SilentButDeadly JC picture SilentButDeadly JC · May 2, 2012 · Viewed 17k times · Source

I'm thinking of stitching images from 2 or more(currently maybe 3 or 4) cameras in real-time using OpenCV 2.3.1 on Visual Studio 2008.

However, I'm curious about how it is done.

Recently I've studied some techniques of feature-based image stitching method.

Most of them requires at least the following step:

1.Feature detection 2.Feature matching 3.Finding Homography 4.Transformation of target images to reference images ...etc

Now most of the techniques I've read only deal with images "ONCE", while I would like it to deal with a series of images captured from a few cameras and I want it to be "REAL-TIME".

So far it may still sound confusing. I'm describing the detail:

Put 3 cameras at different angles and positions, while each of them must have overlapping areas with its adjacent one so as to build a REAL-TIME video stitching.

What I would like to do is similiar to the content in the following link, where ASIFT is used.

http://www.youtube.com/watch?v=a5OK6bwke3I

I tried to consult the owner of that video but I got no reply from him:(.

Can I use image-stitching methods to deal with video stitching?

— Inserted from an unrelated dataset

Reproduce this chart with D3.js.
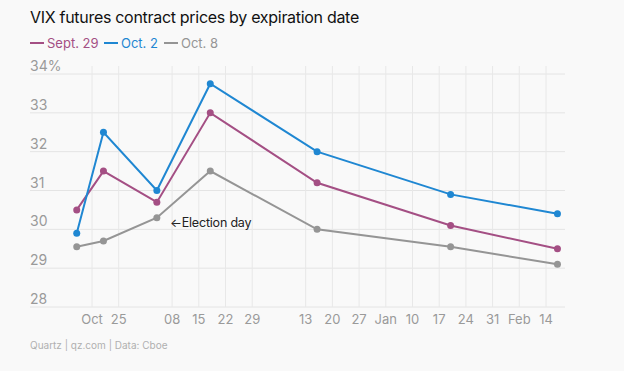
<!DOCTYPE html>
<html>
<head>
<meta charset="utf-8">
<script src="https://cdn.jsdelivr.net/npm/d3@7"></script>
<style>
  body { margin: 0; background: #f9f9f9; }
  svg { display: block; font-family: Inter, "Open Sans", sans-serif; }
</style>
</head>
<body>
<div id="chart"></div>
<script>
// expiratiedata
const expirations = ["2020-10-14", "2020-10-21", "2020-11-04", "2020-11-18", "2020-12-16", "2021-01-20", "2021-02-17"];
const sept29 = [30.5, 31.5, 30.7, 33.0, 31.2, 30.1, 29.5];
const oct2 = [29.9, 32.5, 31.0, 33.75, 32.0, 30.9, 30.4];
const oct8 = [29.55, 29.7, 30.3, 31.5, 30.0, 29.55, 29.1];

const seriesNames = ["Sept. 29", "Oct. 2", "Oct. 8"];
const seriesColors = ["#a44f84", "#1f87d2", "#959595"];

const tickDates = ["2020-10-18", "2020-10-25", "2020-11-08", "2020-11-15", "2020-11-22", "2020-11-29",
  "2020-12-13", "2020-12-20", "2020-12-27", "2021-01-03", "2021-01-10", "2021-01-17", "2021-01-24",
  "2021-01-31", "2021-02-07", "2021-02-14"];
const tickLabels = ["Oct", "25", "08", "15", "22", "29", "13", "20", "27", "Jan", "10", "17", "24", "31", "Feb", "14"];
const yTicks = [28, 29, 30, 31, 32, 33, 34];

const width = 624, height = 371;
const parse = d3.utcParse("%Y-%m-%d");

const svg = d3.select("#chart").append("svg")
  .attr("width", width)
  .attr("height", height);

// schalen
const x = d3.scaleUtc()
  .domain([parse("2020-10-18"), parse("2021-02-14")])
  .range([92, 546]);

const y = d3.scaleLinear()
  .domain([28, 34])
  .range([307, 74]);

// horizontale gridlijnen + labels
const yAxis = svg.append("g");
yAxis.selectAll("line").data(yTicks).enter().append("line")
  .attr("x1", 30).attr("x2", 565)
  .attr("y1", d => y(d)).attr("y2", d => y(d))
  .attr("stroke", "#e4e4e4").attr("stroke-width", 1);
yAxis.selectAll("text").data(yTicks).enter().append("text")
  .attr("x", 30).attr("y", d => y(d) - 3)
  .attr("fill", "#9a9a9a").attr("font-size", 14)
  .text(d => d === 34 ? d + "%" : d);

// verticale gridlijnen + labels
const xAxis = svg.append("g");
xAxis.selectAll("line").data(tickDates).enter().append("line")
  .attr("x1", d => x(parse(d))).attr("x2", d => x(parse(d)))
  .attr("y1", 66).attr("y2", 307)
  .attr("stroke", "#e8e8e8").attr("stroke-width", 1);
xAxis.selectAll("text").data(tickDates).enter().append("text")
  .attr("x", d => x(parse(d))).attr("y", 324)
  .attr("text-anchor", "middle")
  .attr("fill", "#9a9a9a").attr("font-size", 13)
  .text((d, i) => tickLabels[i]);

// lijnen en punten
const allSeries = [sept29, oct2, oct8];
const line = d3.line()
  .x((d, i) => x(parse(expirations[i])))
  .y(d => y(d));

allSeries.forEach((values, s) => {
  svg.append("path")
    .datum(values)
    .attr("d", line)
    .attr("fill", "none")
    .attr("stroke", seriesColors[s])
    .attr("stroke-width", 2);
  svg.selectAll(".dot" + s).data(values).enter().append("circle")
    .attr("cx", (d, i) => x(parse(expirations[i])))
    .attr("cy", d => y(d))
    .attr("r", 3.5)
    .attr("fill", seriesColors[s]);
});

// annotatie
svg.append("text")
  .attr("x", 170).attr("y", 227)
  .attr("fill", "#222").attr("font-size", 12.5)
  .attr("letter-spacing", -0.2)
  .text("\u2190Election day");

// titel
svg.append("text")
  .attr("x", 30).attr("y", 23)
  .attr("fill", "#111").attr("font-size", 16)
  .attr("letter-spacing", -0.3)
  .text("VIX futures contract prices by expiration date");

// legenda
const legendX = [30, 104, 164];
seriesNames.forEach((name, i) => {
  svg.append("line")
    .attr("x1", legendX[i]).attr("x2", legendX[i] + 14)
    .attr("y1", 43).attr("y2", 43)
    .attr("stroke", seriesColors[i]).attr("stroke-width", 2);
  svg.append("text")
    .attr("x", legendX[i] + 17).attr("y", 48)
    .attr("fill", seriesColors[i]).attr("font-size", 13)
    .text(name);
});

// bron
svg.append("text")
  .attr("x", 30).attr("y", 349)
  .attr("fill", "#b0b0b0").attr("font-size", 10)
  .text("Quartz | qz.com | Data: Cboe");
</script>
</body>
</html>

Video itself is composed of a series of images so I wonder if this is possible. However, detecting feature points seems to be very time-consuming whatever feature detector(SURF, SIFT, ASIFT...etc) you use. This makes me doubt the possibility of doing Real-time video stitching.

Answer

wcochran picture wcochran · May 16, 2012

I have worked on a real-time video stitching system and it is a difficult problem. I can't disclose the full solution we used due to an NDA, but I implemented something similar to the one described in this paper. The biggest problem is coping with objects at different depths (simple homographies are not sufficient); depth disparities must be determined and the video frames appropriately warped so that common features are aligned. This essentially is a stereo vision problem. The images must first be rectified so that common features appear on the same scan line.